A church is a body of believers, and its strength comes from the solidity of the shared beliefs. So, I suffered some distress this weekend when I thought about the parish church that I attend, and whose congregation and clergy (through its many recent changes) I admire very much. My distress focused on those who were no longer present, having volunteered to leave the congregation.
What does it take to turn a regular parishioner away from his or her parish? A feeling of alienation is certainly deep in the decision. If you are someone who has put a lot of time and energy into participating in services; or participated in much fellowship; or participated with financial contributions; or participated with ideas; or participated in many more ways, why would you leave?
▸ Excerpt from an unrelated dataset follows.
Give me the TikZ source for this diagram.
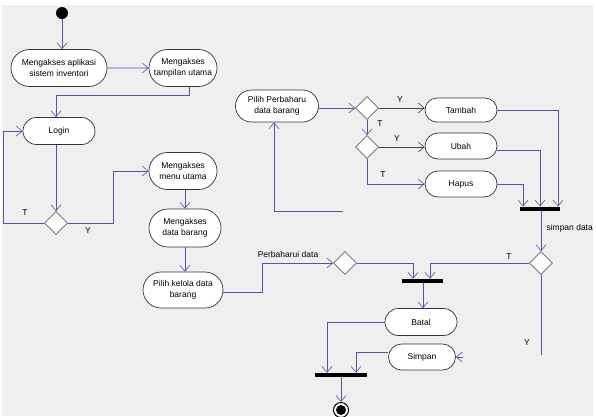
\documentclass[tikz,border=0pt]{standalone}
\usepackage{fontspec}
\setmainfont{Liberation Sans}
\usetikzlibrary{shapes.geometric,shapes.misc,arrows.meta}

\definecolor{flowblue}{RGB}{84,84,164}
\definecolor{paneback}{RGB}{239,239,239}

\tikzset{
  act/.style={rounded rectangle, draw=black!80, fill=white, line width=0.7pt,
    minimum width=74pt, minimum height=27pt, inner sep=1pt, align=center,
    font=\fontsize{8.5}{11}\selectfont},
  dec/.style={diamond, draw=black!60, fill=white, line width=0.6pt,
    minimum size=23pt, inner sep=0pt},
  syncbar/.style={rectangle, fill=black, inner sep=0pt, minimum height=4.5pt},
  flow/.style={draw=flowblue, line width=0.6pt,
    -{Straight Barb[length=6pt,width=10pt,line width=0.6pt]}},
  darkflow/.style={flow, draw=black!75},
  guard/.style={font=\fontsize{8.5}{10}\selectfont}
}

\begin{document}
\begin{tikzpicture}[x=1pt,y=-1pt]
  \useasboundingbox (0,0) rectangle (596,416);
  \fill[white] (0,0) rectangle (596,416);
  \fill[paneback] (2,5) rectangle (593,416);

  % login part
  \node[circle, fill=black, minimum size=12pt, inner sep=0pt] (start) at (62,13) {};
  \node[act, minimum width=98pt, minimum height=37pt] (aplikasi) at (59,68) {Mengakses aplikasi\\sistem inventori};
  \node[act, minimum width=70pt, minimum height=37pt] (tampilan) at (183,68) {Mengakses\\tampilan utama};
  \node[act] (login) at (59,131) {Login};
  \node[dec] (dlogin) at (56,223) {};

  % menu part
  \node[act, minimum width=70pt, minimum height=37pt] (menu) at (183,171) {Mengakses\\menu utama};
  \node[act, minimum height=38pt] (databrg) at (185,228) {Mengakses\\data barang};
  \node[act, minimum width=82pt, minimum height=36pt] (kelola) at (183,290) {Pilih kelola data\\barang};

  % update part
  \node[act, minimum width=85pt, minimum height=32pt] (perbaharu) at (277,106) {Pilih Perbaharu\\data barang};
  \node[dec] (dtambah) at (367,108) {};
  \node[dec] (dubah) at (367,147) {};
  \node[act, minimum height=24pt] (tambah) at (461,110) {Tambah};
  \node[act, minimum height=26pt] (ubah) at (461,146) {Ubah};
  \node[act, minimum height=26pt] (hapus) at (461,184) {Hapus};
  \node[syncbar, minimum width=40pt] (bar1) at (540,209) {};

  % save / cancel part
  \node[dec] (dperbaharui) at (345,263) {};
  \node[dec] (dsimpan) at (541,263) {};
  \node[syncbar, minimum width=41pt, minimum height=4pt] (bar2) at (422,281) {};
  \node[act] (batal) at (421,322) {Batal};
  \node[act, minimum width=69pt, minimum height=26pt] (simpan) at (422,357) {Simpan};
  \node[syncbar, minimum width=52pt, minimum height=4pt] (bar3) at (341,375) {};
  \node[circle, draw=black, line width=1pt, fill=white, minimum size=15pt, inner sep=0pt] (finish) at (341,410) {};
  \node[circle, fill=black, minimum size=10pt, inner sep=0pt] at (finish) {};

  \coordinate (loopstart) at (343,211);
  \coordinate (yend) at (541,355);
  \coordinate (stray) at ([xshift=7pt]simpan.east);

  % connectors
  \draw[flow] (start) -- (start |- aplikasi.north);
  \draw[flow] (aplikasi) -- (tampilan);
  \draw[flow] ([xshift=6pt]tampilan.south) -- ++(0,8) -| ([xshift=-3pt]login.north);
  \draw[flow] ([xshift=-3pt]login.south) -- (dlogin.north);
  \draw[flow] (dlogin.west) -- ++(-41,0) |- (login.west);
  \node[guard] at (25,213) {T};
  \draw[flow] (dlogin.east) -- ++(45,0) |- (menu.west);
  \node[guard] at (88,231) {Y};
  \draw[flow] ([xshift=2pt]menu.south) -- (databrg.north);
  \draw[flow] (databrg.south) -- (databrg.south |- kelola.north);
  \draw[flow] ([yshift=-2pt]kelola.east) -- ++(39,0) |- (dperbaharui.west);
  \node[guard] at (288,254) {Perbaharui data};

  \draw[flow] (loopstart) -| ([xshift=-3pt]perbaharu.south);
  \draw[flow] (perbaharu.east |- dtambah) -- (dtambah.west);
  \draw[darkflow] (dtambah.east) -- (tambah.west |- dtambah);
  \node[guard] at (400,100) {Y};
  \draw[flow] (dtambah.south) -- (dubah.north);
  \node[guard] at (380,124) {T};
  \draw[darkflow] (dubah.east) -- (ubah.west |- dubah);
  \node[guard] at (397,139) {Y};
  \draw[flow] (dubah.south) |- (hapus.west);
  \node[guard] at (383,175) {T};
  \draw[flow] (tambah.east) -| ([xshift=18pt]bar1.north);
  \draw[flow] ([yshift=-4pt]ubah.east) -| (bar1.north);
  \draw[flow] (hapus.east) -| ([xshift=-17pt]bar1.north);

  \draw[flow] ([xshift=1pt]bar1.south) -- (dsimpan.north);
  \node[guard, anchor=west] at (543,228) {simpan data};
  \draw[flow] (dperbaharui.east) -| ([xshift=-9pt]bar2.north);
  \draw[flow] (dsimpan.west) -| ([xshift=8pt]bar2.north);
  \node[guard] at (509,257) {T};
  \draw[flowblue, line width=0.6pt] (dsimpan.south) -- (yend);
  \node[guard] at (527,343) {Y};
  \draw[flow] ([xshift=1pt]bar2.south) -- ([xshift=1pt]bar2.south |- batal.north);
  \draw[flow] (batal.west) -| ([xshift=-14pt]bar3.north);
  \draw[flow] ([yshift=5pt]simpan.west) -| ([xshift=15pt]bar3.north);
  \draw[flow] (stray) -- (simpan.east);
  \draw[flow] (bar3.south) -- (finish.north);
\end{tikzpicture}
\end{document}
Some of the discussions that have gone on in the Episcopalian Church in recent years, especially with regard to same-sex unions, have deeply divided the congregation at large, within countries and between countries. The resonance at local level has involved a lot of personal pain for some. Whatever the reasons for opposing the acceptance of such unions, those who do oppose have had to decide whether to do so in silence. I pondered whether some of those who have left our congregation for reasons related to the stance on issues such as same-sex unions have had a chance to express their views–openly, if they wished–in a way that would show their wounds and see if they could be healed.
Much faith revolves around forgiveness and healing. But to be forgiven you should know that a wrong has been done. To forgive you need to appreciate that seeing the wrong done has to move beyond thinking of who to blame. As people try to feel their way to a new normal, a risk exists that those who have taken the decision to vote with their feet will be noticed but not noted. Who is trying to understand the why of the decisions to leave and has forgiveness had its chance?